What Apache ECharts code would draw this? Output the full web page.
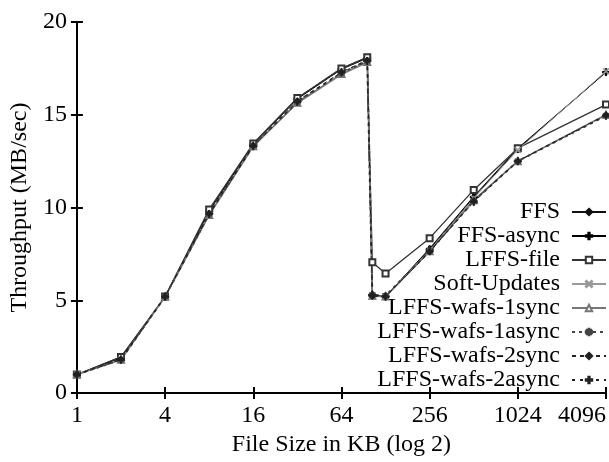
<!DOCTYPE html>
<html>
<head>
<meta charset="utf-8">
<script src="https://cdn.jsdelivr.net/npm/echarts@6/dist/echarts.min.js"></script>
<style>
  html, body { margin: 0; padding: 0; background: #fff; }
  #chart { width: 609px; height: 462px; }
</style>
</head>
<body>
<div id="chart"></div>
<script>
// file sizes in KB
const fileSizes = [1, 2, 4, 8, 16, 32, 64, 96, 104, 128, 256, 512, 1024, 4096];
const xTicks = [1, 4, 16, 64, 256, 1024, 4096];

// throughput (MB/sec)
const ffs        = [1.0, 1.95, 5.2, 9.85, 13.45, 15.9, 17.5, 18.1, 5.3, 5.2, 7.8, 10.6, 13.2, 17.3];
const ffsAsync   = [1.0, 1.9, 5.2, 9.8, 13.4, 15.85, 17.45, 18.05, 5.25, 5.2, 7.75, 10.55, 13.15, 17.3];
const lffsFile   = [1.0, 1.95, 5.2, 9.9, 13.45, 15.9, 17.5, 18.1, 7.05, 6.45, 8.35, 10.95, 13.2, 15.55];
const softUpd    = [1.0, 1.8, 5.15, 9.6, 13.3, 15.6, 17.15, 17.8, 5.2, 5.2, 7.7, 10.5, 13.1, 17.35];
const wafs1sync  = [1.0, 1.8, 5.2, 9.6, 13.3, 15.65, 17.2, 17.85, 5.25, 5.2, 7.65, 10.4, 12.5, 15.0];
const wafs1async = [1.0, 1.8, 5.2, 9.65, 13.35, 15.7, 17.25, 17.9, 5.3, 5.25, 7.65, 10.35, 12.5, 14.95];
const wafs2sync  = [1.0, 1.85, 5.2, 9.7, 13.35, 15.75, 17.3, 17.95, 5.2, 5.2, 7.6, 10.35, 12.5, 15.0];
const wafs2async = [1.0, 1.8, 5.2, 9.65, 13.3, 15.7, 17.3, 17.9, 5.3, 5.2, 7.65, 10.3, 12.5, 14.95];

const seriesNames = ['FFS', 'FFS-async', 'LFFS-file', 'Soft-Updates',
  'LFFS-wafs-1sync', 'LFFS-wafs-1async', 'LFFS-wafs-2sync', 'LFFS-wafs-2async'];
const seriesValues = [ffs, ffsAsync, lffsFile, softUpd, wafs1sync, wafs1async, wafs2sync, wafs2async];

const PLUS = 'path://M4 0h2v4h4v2h-4v4h-2v-4h-4v-2h4z';
const CROSS = 'path://M1 0L5 4L9 0L10 1L6 5L10 9L9 10L5 6L1 10L0 9L4 5L0 1z';
const STAR = 'path://M4.3 0h1.4v3.3L8.5 1.5L9.3 2.7L6.5 4.3h3.5v1.4H6.5L9.3 7.3L8.5 8.5L5.7 6.7V10H4.3V6.7L1.5 8.5L0.7 7.3L3.5 5.7H0V4.3h3.5L0.7 2.7L1.5 1.5L4.3 3.3z';

// style per series
const styles = [
  { color: '#111', width: 1, type: 'solid', symbol: 'diamond', size: 6 },
  { color: '#000', width: 1, type: 'solid', symbol: PLUS, size: 7 },
  { color: '#333', width: 1.3, type: 'solid', symbol: 'emptyRect', size: 6 },
  { color: '#999', width: 1, type: 'solid', symbol: CROSS, size: 6 },
  { color: '#777', width: 1.6, type: 'solid', symbol: 'emptyTriangle', size: 6 },
  { color: '#444', width: 2, type: [3, 4], symbol: STAR, size: 7 },
  { color: '#222', width: 1, type: [4, 4], symbol: 'diamond', size: 6 },
  { color: '#222', width: 1, type: [3, 5], symbol: PLUS, size: 7 }
];

const font = '"Liberation Serif", "Times New Roman", serif';
const fs = 24;
const dom = document.getElementById('chart');
const myChart = echarts.init(dom);

let seriesArr = [];
seriesNames.forEach((name, i) => {
  const st = styles[i];
  seriesArr.push({
    name: name,
    type: 'line',
    data: fileSizes.map((s, j) => [Math.log2(s), seriesValues[i][j]]),
    symbol: st.symbol,
    symbolSize: st.size,
    showAllSymbol: true,
    itemStyle: { color: st.color, borderColor: st.color, borderWidth: 1 },
    lineStyle: { color: st.color, width: st.width, type: st.type },
    emphasis: { disabled: true },
    animation: false
  });
});

const axisCommon = {
  axisLine: { show: true, lineStyle: { color: '#000', width: 2 } },
  axisTick: { show: true, inside: true, length: 6, lineStyle: { color: '#000', width: 2 } },
  splitLine: { show: false }
};

const option = {
  backgroundColor: '#fff',
  animation: false,
  grid: { left: 73, right: 2, top: 22, bottom: 59, containLabel: false },
  legend: {
    orient: 'vertical',
    right: 2,
    top: 200,
    align: 'right',
    itemWidth: 34,
    itemHeight: 8,
    itemGap: 0,
    padding: 0,
    textStyle: { fontFamily: font, fontSize: fs, color: '#000', padding: [0, 7, 0, 0], lineHeight: 24 },
    data: seriesNames
  },
  xAxis: [
    Object.assign({
      type: 'value', position: 'bottom', min: 0, max: 12, interval: 2,
      name: 'File Size in KB (log 2)', nameLocation: 'middle', nameGap: 32,
      nameTextStyle: { fontFamily: font, fontSize: fs, color: '#000' },
      axisLabel: {
        fontFamily: font, fontSize: fs, color: '#000', margin: 11,
        alignMaxLabel: 'right',
        formatter: v => String(Math.pow(2, v))
      }
    }, axisCommon),
    Object.assign({
      type: 'value', position: 'top', min: 0, max: 12, interval: 2,
      axisLabel: { show: false }
    }, axisCommon)
  ],
  yAxis: [
    Object.assign({
      type: 'value', position: 'left', min: 0, max: 20, interval: 5,
      name: 'Throughput (MB/sec)', nameLocation: 'middle', nameGap: 44,
      nameTextStyle: { fontFamily: font, fontSize: fs, color: '#000' },
      axisLabel: { fontFamily: font, fontSize: fs, color: '#000', margin: 10 }
    }, axisCommon),
    Object.assign({
      type: 'value', position: 'right', min: 0, max: 20, interval: 5,
      axisLabel: { show: false }
    }, axisCommon)
  ],
  series: seriesArr
};

myChart.setOption(option);
</script>
</body>
</html>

=-=-=-=-=

- Exercise brief -
Begin at the top of the material above and output each line exactly, stopping after the line that holds "10.3, 12.5, 14.95];". Leave out pictures.

- The solution -
What Apache ECharts code would draw this? Output the full web page.
<!DOCTYPE html>
<html>
<head>
<meta charset="utf-8">
<script src="https://cdn.jsdelivr.net/npm/echarts@6/dist/echarts.min.js"></script>
<style>
  html, body { margin: 0; padding: 0; background: #fff; }
  #chart { width: 609px; height: 462px; }
</style>
</head>
<body>
<div id="chart"></div>
<script>
// file sizes in KB
const fileSizes = [1, 2, 4, 8, 16, 32, 64, 96, 104, 128, 256, 512, 1024, 4096];
const xTicks = [1, 4, 16, 64, 256, 1024, 4096];

// throughput (MB/sec)
const ffs        = [1.0, 1.95, 5.2, 9.85, 13.45, 15.9, 17.5, 18.1, 5.3, 5.2, 7.8, 10.6, 13.2, 17.3];
const ffsAsync   = [1.0, 1.9, 5.2, 9.8, 13.4, 15.85, 17.45, 18.05, 5.25, 5.2, 7.75, 10.55, 13.15, 17.3];
const lffsFile   = [1.0, 1.95, 5.2, 9.9, 13.45, 15.9, 17.5, 18.1, 7.05, 6.45, 8.35, 10.95, 13.2, 15.55];
const softUpd    = [1.0, 1.8, 5.15, 9.6, 13.3, 15.6, 17.15, 17.8, 5.2, 5.2, 7.7, 10.5, 13.1, 17.35];
const wafs1sync  = [1.0, 1.8, 5.2, 9.6, 13.3, 15.65, 17.2, 17.85, 5.25, 5.2, 7.65, 10.4, 12.5, 15.0];
const wafs1async = [1.0, 1.8, 5.2, 9.65, 13.35, 15.7, 17.25, 17.9, 5.3, 5.25, 7.65, 10.35, 12.5, 14.95];
const wafs2sync  = [1.0, 1.85, 5.2, 9.7, 13.35, 15.75, 17.3, 17.95, 5.2, 5.2, 7.6, 10.35, 12.5, 15.0];
const wafs2async = [1.0, 1.8, 5.2, 9.65, 13.3, 15.7, 17.3, 17.9, 5.3, 5.2, 7.65, 10.3, 12.5, 14.95];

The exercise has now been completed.